Я не буду касаться национально-символической перегруженности таких словосочетаний, как «Большой театр», «Евгений Онегин», «Александр Сергеевич» или «Пётр Ильич»: этим драгоценным явлениям уже посвящено довольно много талантливых текстов. Об этом во время предпремьерной встречи со зрителями говорил в Венской опере и режиссёр Дмитрий Черняков.
Да, в образованных слоях российского общества «Онегина» знают все. Да, основные отрывки из романа Пушкина, как и арии и мелодии из оперы Чайковского, не просто на слуху: они разобраны на концертно-бытовые цитаты. Это часть обихода. Как кириллический алфавит, как «жи-ши» и «-ться/-тся». Понятно, что любое посягательство на такие «святыни» вызывает общественный резонанс. И чем меньше общество разбирается в причинах написания «жи-ши» через «и» и в дистрибуции «ь» в «-ться/-тся», тем выше амплитуда резонанса.
Однако уровень культуры как набора инструментов и навыков, защищающих и улучшающих жизнь, и сама эта культура в широком смысле напрямую никак не связана ни с «жи-ши», ни с «-ться/-тся», ни с алфавитом, ни с «Евгением Онегиным» (хоть Пушкина, хоть Чайковского).

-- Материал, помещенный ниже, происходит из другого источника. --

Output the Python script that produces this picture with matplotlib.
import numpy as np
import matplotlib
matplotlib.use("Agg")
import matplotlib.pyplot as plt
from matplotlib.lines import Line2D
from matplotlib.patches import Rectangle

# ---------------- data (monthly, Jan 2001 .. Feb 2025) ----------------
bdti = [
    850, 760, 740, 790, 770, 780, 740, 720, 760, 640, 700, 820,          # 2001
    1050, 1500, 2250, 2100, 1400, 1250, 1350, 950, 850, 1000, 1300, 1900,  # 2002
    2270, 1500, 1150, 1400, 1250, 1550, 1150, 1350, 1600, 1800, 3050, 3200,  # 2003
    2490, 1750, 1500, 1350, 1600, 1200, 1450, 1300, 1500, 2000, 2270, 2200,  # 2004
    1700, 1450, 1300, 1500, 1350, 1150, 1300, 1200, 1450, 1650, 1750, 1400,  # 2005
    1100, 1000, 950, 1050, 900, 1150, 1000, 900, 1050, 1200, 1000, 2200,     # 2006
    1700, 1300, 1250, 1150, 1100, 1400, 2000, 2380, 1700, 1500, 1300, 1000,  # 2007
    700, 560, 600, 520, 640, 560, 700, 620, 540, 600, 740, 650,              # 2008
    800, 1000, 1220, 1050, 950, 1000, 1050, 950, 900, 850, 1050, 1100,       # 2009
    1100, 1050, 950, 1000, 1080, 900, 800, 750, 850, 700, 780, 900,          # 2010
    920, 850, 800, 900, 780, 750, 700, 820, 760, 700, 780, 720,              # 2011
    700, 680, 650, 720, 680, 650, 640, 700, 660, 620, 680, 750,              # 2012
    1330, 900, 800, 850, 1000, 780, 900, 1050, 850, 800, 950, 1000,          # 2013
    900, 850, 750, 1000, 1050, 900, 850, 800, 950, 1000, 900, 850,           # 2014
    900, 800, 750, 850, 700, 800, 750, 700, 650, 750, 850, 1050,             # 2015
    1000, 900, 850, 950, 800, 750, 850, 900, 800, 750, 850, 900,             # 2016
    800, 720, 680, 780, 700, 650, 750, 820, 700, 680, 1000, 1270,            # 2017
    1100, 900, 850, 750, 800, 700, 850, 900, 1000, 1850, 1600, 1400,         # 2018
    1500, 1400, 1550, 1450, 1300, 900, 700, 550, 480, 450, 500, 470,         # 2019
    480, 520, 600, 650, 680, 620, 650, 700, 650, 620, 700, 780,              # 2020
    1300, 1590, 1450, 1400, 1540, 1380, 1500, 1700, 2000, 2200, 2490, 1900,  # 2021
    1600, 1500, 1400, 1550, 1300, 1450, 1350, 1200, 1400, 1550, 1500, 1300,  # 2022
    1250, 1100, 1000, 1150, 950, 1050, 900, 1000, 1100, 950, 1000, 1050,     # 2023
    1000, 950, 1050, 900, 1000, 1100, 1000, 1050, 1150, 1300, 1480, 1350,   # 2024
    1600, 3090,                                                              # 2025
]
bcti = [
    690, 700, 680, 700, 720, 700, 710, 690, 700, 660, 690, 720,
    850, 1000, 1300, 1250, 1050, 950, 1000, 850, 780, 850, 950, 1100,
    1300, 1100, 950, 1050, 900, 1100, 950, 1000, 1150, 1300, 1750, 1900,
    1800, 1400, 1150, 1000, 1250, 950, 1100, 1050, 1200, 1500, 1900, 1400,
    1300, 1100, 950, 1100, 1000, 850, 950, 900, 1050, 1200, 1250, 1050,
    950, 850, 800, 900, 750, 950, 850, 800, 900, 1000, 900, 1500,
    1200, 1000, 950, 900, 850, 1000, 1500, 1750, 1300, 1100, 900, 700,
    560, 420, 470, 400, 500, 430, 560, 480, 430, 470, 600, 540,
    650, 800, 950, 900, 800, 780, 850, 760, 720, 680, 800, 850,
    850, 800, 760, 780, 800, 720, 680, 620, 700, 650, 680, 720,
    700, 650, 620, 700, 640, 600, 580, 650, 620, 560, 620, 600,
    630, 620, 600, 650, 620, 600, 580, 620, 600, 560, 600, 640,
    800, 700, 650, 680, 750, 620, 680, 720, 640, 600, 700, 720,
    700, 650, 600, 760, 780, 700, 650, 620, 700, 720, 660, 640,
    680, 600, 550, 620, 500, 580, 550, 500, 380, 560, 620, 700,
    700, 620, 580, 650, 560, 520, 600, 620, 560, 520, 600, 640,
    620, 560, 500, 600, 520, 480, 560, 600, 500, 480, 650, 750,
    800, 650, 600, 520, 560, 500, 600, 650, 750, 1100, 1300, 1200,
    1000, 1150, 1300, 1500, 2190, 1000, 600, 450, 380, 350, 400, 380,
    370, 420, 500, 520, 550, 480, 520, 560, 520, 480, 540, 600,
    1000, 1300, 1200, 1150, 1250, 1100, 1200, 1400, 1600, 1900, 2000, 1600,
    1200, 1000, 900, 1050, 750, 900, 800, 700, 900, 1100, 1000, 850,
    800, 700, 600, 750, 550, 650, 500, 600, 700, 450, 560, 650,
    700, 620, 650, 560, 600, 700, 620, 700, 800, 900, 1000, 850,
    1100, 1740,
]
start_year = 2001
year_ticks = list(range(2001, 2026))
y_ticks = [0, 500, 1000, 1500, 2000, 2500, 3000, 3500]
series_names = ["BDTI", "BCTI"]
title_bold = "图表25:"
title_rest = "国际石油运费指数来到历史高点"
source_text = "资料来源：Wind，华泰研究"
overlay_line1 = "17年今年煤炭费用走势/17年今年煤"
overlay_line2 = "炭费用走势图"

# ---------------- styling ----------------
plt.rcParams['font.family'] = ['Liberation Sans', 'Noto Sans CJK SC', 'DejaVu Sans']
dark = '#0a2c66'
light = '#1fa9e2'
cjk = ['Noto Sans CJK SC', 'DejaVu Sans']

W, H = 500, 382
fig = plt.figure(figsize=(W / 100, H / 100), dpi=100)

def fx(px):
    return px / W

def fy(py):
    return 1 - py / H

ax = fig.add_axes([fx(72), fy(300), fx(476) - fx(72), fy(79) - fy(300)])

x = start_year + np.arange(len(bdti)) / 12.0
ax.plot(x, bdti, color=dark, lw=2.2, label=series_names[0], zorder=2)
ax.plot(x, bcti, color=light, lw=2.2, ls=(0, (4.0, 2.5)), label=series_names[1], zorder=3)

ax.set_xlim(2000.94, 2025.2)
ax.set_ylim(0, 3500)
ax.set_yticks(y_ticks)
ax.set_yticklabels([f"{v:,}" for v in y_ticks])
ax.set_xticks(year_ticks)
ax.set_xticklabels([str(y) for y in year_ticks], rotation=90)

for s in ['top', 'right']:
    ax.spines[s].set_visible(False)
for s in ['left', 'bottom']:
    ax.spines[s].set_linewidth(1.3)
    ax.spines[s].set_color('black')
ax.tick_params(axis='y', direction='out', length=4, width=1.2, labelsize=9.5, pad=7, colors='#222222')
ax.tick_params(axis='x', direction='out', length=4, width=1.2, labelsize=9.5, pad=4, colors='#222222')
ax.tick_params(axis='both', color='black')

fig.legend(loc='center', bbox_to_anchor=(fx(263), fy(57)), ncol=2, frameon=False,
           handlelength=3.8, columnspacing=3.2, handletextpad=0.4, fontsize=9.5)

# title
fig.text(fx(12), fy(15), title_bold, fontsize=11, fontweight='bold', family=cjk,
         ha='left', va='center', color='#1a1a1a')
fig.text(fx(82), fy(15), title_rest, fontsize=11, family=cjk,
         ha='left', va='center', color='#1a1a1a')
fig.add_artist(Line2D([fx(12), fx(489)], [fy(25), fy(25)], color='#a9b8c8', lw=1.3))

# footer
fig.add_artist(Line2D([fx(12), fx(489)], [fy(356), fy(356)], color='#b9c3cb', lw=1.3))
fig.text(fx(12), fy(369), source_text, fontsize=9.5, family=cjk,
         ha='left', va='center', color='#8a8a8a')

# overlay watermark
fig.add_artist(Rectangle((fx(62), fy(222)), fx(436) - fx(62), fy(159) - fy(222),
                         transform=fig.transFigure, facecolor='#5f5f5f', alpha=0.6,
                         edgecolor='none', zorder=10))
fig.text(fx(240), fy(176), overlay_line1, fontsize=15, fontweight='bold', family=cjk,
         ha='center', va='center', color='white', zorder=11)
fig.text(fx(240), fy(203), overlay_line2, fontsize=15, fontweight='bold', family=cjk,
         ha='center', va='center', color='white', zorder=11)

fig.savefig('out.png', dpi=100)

Жизнь устроена так, что от неудачной постановки на сцене Большого театра оперы «Евгений Онегин» никто, насколько мне известно, ни умереть, ни даже приболеть не может, тогда как смертность от некачественных лекарств, от несвоевременного оказания медицинской помощи, от социально-бытовой безысходности, приводящей к самоубийству, по количеству которых Россия сегодня едва ли не впереди планеты всей (входит в пятёрку лидеров по данным ВОЗ), – проблема, намного более серьёзная, чем все дуэли всех опер и романов вместе взятых.\
Я бы меньше всего хотел затрагивать тему этичности бурных дискуссий о природе театральных постановок в обществе, в котором не решены действительно серьёзные проблемы защиты жизни людей, но что-то не припоминаю я общественных волнений по поводу продолжительности жизни, её качества или защищённости.
Это отсутствие интереса к жизненно важным проблемам и какая-то фатальная готовность возбуждаться из-за всякой ритуально-театральной чепухи (будь то театральные постановки, спортивные состязания, эстрадные конкурсы или фигурное катание), – на мой взгляд, совершенно инфантильная особенность, поднимающая неприятные вопросы о нашей жизнеспособности и нашей национально-интеллектуальной зрелости. Как заметил недавно один замечательный художник и поэт Николай Браун, если людей не интересуют жизненно важные вопросы, то, может, им просто жить не хочется?
Вот я и думаю после венского спектакля Дмитрия Чернякова, – спектакля, чуть ли не проклятого на родине и восторженно принятого в мировой оперной столице: а может, мы так страстно относимся к разного рода мощам и так безразлично к живым людям именно потому, что нам просто жить не хочется?